SHORT EXERCISE ▸
Leaving out every picture, copy the lines of the data exactly, from the first through the line containing "TXT = '#4a4a4a'".

INFORMATION SHOWN ▸
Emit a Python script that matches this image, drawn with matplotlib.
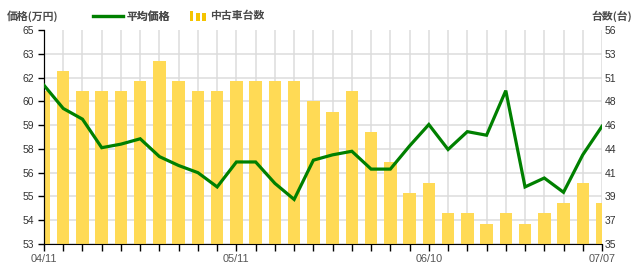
import numpy as np
import matplotlib
matplotlib.use('Agg')
from matplotlib import pyplot as plt
from matplotlib.lines import Line2D
from matplotlib.patches import Rectangle
from matplotlib.legend_handler import HandlerBase
from matplotlib.transforms import ScaledTranslation

dates = ['04/11', '04/14', '04/17', '04/20', '04/23', '04/26', '04/29', '05/02', '05/05', '05/08',
         '05/11', '05/14', '05/17', '05/20', '05/23', '05/26', '05/29', '06/01', '06/04', '06/07',
         '06/10', '06/13', '06/16', '06/19', '06/22', '06/25', '06/28', '07/01', '07/04', '07/07']
shown_dates = ['04/11', '05/11', '06/10', '07/07']

price = [61.9, 60.6, 60.0, 58.4, 58.6, 58.9, 57.9, 57.4, 57.0, 56.2,
         57.6, 57.6, 56.4, 55.5, 57.7, 58.0, 58.2, 57.2, 57.2, 58.5,
         59.7, 58.3, 59.3, 59.1, 61.6, 56.2, 56.7, 55.9, 58.0, 59.6]
count = [50, 52, 50, 50, 50, 51, 53, 51, 50, 50,
         51, 51, 51, 51, 49, 48, 50, 46, 43, 40,
         41, 38, 38, 37, 38, 37, 38, 39, 41, 39]

price_labels = ['53', '54', '55', '56', '58', '59', '60', '62', '63', '65']
count_labels = ['35', '37', '39', '41', '44', '46', '48', '51', '53', '56']

JP = ['Noto Sans CJK JP', 'DejaVu Sans']
NUM = ['Liberation Sans', 'DejaVu Sans']
GREEN = '#008000'
YELLOW = '#FFDA55'
TXT = '#4a4a4a'

''' legend icon: three little bars '''
class BarIcon(HandlerBase):
    def create_artists(self, legend, orig_handle, xdescent, ydescent, width, height, fontsize, trans):
        bw = width * 0.22
        gap = (width - 3 * bw) / 2
        hs = [1.0, 0.72, 0.8]
        out = []
        for i, h in enumerate(hs):
            r = Rectangle((-xdescent + i * (bw + gap), -ydescent - 1), bw, height * 1.05 * h + 1,
                          facecolor='#F5C400', edgecolor='none', transform=trans)
            out.append(r)
        return out

fig = plt.figure(figsize=(6.4, 2.65), dpi=100)
ax = fig.add_axes([44 / 640, 21 / 265, 558 / 640, 214 / 265])
x = np.arange(len(dates))

# bars on the primary axes (right scale), grid underneath
ax.bar(x, count, width=0.65, color=YELLOW, zorder=2)
ax.set_xlim(0, len(dates) - 1)
ax.set_ylim(35, 56)
ax.set_yticks(np.linspace(35, 56, 10))
ax.set_yticklabels(count_labels, fontfamily=NUM, fontsize=7.5, color='#333333')
ax.set_xticks(x)
ax.set_xticklabels([d if d in shown_dates else '' for d in dates],
                   fontfamily=NUM, fontsize=7.8, color='#555555')
shift = ScaledTranslation(-4 / 100, 0, fig.dpi_scale_trans)
for lab in ax.get_xticklabels():
    lab.set_transform(lab.get_transform() + shift)
ax.tick_params(axis='x', length=5, width=1, color='black', pad=2, direction='out')
ax.set_axisbelow(True)
ax.grid(True, color='#dcdcdc', linewidth=1.1)
ax.yaxis.get_gridlines()[-1].set_visible(False)
for s in ['top', 'right']:
    ax.spines[s].set_visible(False)
ax.spines['left'].set_color('black')
ax.spines['bottom'].set_color('black')

# line on twin axes (left scale)
ax2 = ax.twinx()
ax.yaxis.tick_right()
ax.tick_params(axis='y', length=0, pad=2)
ax2.plot(x, price, color=GREEN, linewidth=2.3, solid_joinstyle='miter', zorder=3)
ax2.set_ylim(53, 65)
ax2.set_yticks(np.linspace(53, 65, 10))
ax2.yaxis.tick_left()
ax2.set_yticklabels(price_labels, fontfamily=NUM, fontsize=7.5, color='#333333')
ax2.tick_params(axis='y', length=4, width=1, color='black', pad=3, direction='out')
for s in ['top', 'right', 'bottom']:
    ax2.spines[s].set_visible(False)
ax2.spines['left'].set_color('black')

fig.text(7 / 640, 1 - 16 / 265, '価格(万円)', family=JP, fontsize=7.8, fontweight='bold',
         color=TXT, ha='left', va='center')
fig.text(632 / 640, 1 - 16 / 265, '台数(台)', family=JP, fontsize=7.8, fontweight='bold',
         color=TXT, ha='right', va='center')

leg1 = fig.legend([Line2D([], [], color=GREEN, linewidth=2.3)], ['平均価格'],
                  loc='center left', bbox_to_anchor=(93 / 640, 1 - 16 / 265), frameon=False,
                  borderpad=0, borderaxespad=0, handlelength=2.75, handletextpad=0.35,
                  prop={'family': JP, 'size': 7.8, 'weight': 'bold'})
for t in leg1.get_texts():
    t.set_color(TXT)
leg2 = fig.legend([Rectangle((0, 0), 1, 1)], ['中古車台数'],
                  loc='center left', bbox_to_anchor=(190 / 640, 1 - 16 / 265), frameon=False,
                  borderpad=0, borderaxespad=0, handlelength=1.45, handleheight=0.8,
                  handletextpad=0.4, handler_map={Rectangle: BarIcon()},
                  prop={'family': JP, 'size': 7.8, 'weight': 'bold'})
for t in leg2.get_texts():
    t.set_color(TXT)
fig.add_artist(leg1)

fig.savefig('out.png', dpi=100)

EXERCISE OUTPUT ▸
Emit a Python script that matches this image, drawn with matplotlib.
import numpy as np
import matplotlib
matplotlib.use('Agg')
from matplotlib import pyplot as plt
from matplotlib.lines import Line2D
from matplotlib.patches import Rectangle
from matplotlib.legend_handler import HandlerBase
from matplotlib.transforms import ScaledTranslation

dates = ['04/11', '04/14', '04/17', '04/20', '04/23', '04/26', '04/29', '05/02', '05/05', '05/08',
         '05/11', '05/14', '05/17', '05/20', '05/23', '05/26', '05/29', '06/01', '06/04', '06/07',
         '06/10', '06/13', '06/16', '06/19', '06/22', '06/25', '06/28', '07/01', '07/04', '07/07']
shown_dates = ['04/11', '05/11', '06/10', '07/07']

price = [61.9, 60.6, 60.0, 58.4, 58.6, 58.9, 57.9, 57.4, 57.0, 56.2,
         57.6, 57.6, 56.4, 55.5, 57.7, 58.0, 58.2, 57.2, 57.2, 58.5,
         59.7, 58.3, 59.3, 59.1, 61.6, 56.2, 56.7, 55.9, 58.0, 59.6]
count = [50, 52, 50, 50, 50, 51, 53, 51, 50, 50,
         51, 51, 51, 51, 49, 48, 50, 46, 43, 40,
         41, 38, 38, 37, 38, 37, 38, 39, 41, 39]

price_labels = ['53', '54', '55', '56', '58', '59', '60', '62', '63', '65']
count_labels = ['35', '37', '39', '41', '44', '46', '48', '51', '53', '56']

JP = ['Noto Sans CJK JP', 'DejaVu Sans']
NUM = ['Liberation Sans', 'DejaVu Sans']
GREEN = '#008000'
YELLOW = '#FFDA55'
TXT = '#4a4a4a'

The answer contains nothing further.